Quick Start - Spark 3.5.0 Documentation

Installation

  1. Pull the Spark Docker Image: Apache Spark provides an official Docker image that you can use. You can pull it from the Docker Hub using the following command:

    docker pull apache/spark
    
  2. Create a Docker Network: It's a good practice to create a Docker network to allow containers to communicate with each other. You can create a network using:

    docker network create spark-net
    
  3. Run the Spark Master Container: Start the Spark Master container. Replace SPARK_MASTER_HOST with your host machine's IP address.

    docker run -it --rm --name spark-master --network spark-net -p 8080:8080 -p 7077:7077 -e SPARK_MASTER_HOST=<your_host_ip> apache/spark bin/spark-class org.apache.spark.deploy.master.Master
    
  4. Run a Spark Worker Container: Open a new terminal and run the Spark Worker container.
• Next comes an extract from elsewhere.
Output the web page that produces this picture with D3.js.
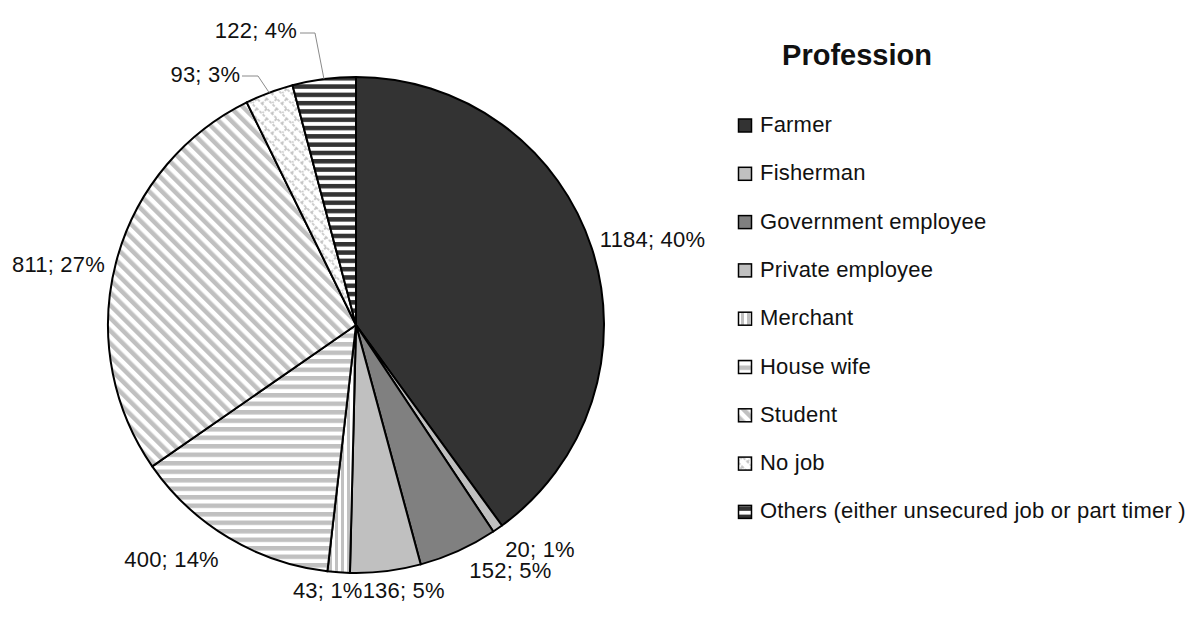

Replace SPARK_MASTER with the IP address of the Spark Master container.

    docker run -it --rm --name spark-worker-1 --network spark-net -e SPARK_MASTER=spark://spark-master:7077 apache/spark bin/spark-class org.apache.spark.deploy.worker.Worker spark://spark-master:7077
    
  5. Submit Spark Applications: Now, you can submit Spark applications to the Spark Master. You can either use the Spark shell or submit applications using spark-submit. Here's an example:

    docker run -it --rm --name spark-submit --network spark-net -v /path/to/your/spark/application:/opt/spark/app -e SPARK_MASTER=spark://spark-master:7077 apache/spark bin/spark-submit --class your.main.Class --master spark://spark-master:7077 /opt/spark/app/your-spark-application.jar
    

    Replace /path/to/your/spark/application with the path to your Spark application code, and your.main.Class with the main class of your Spark application.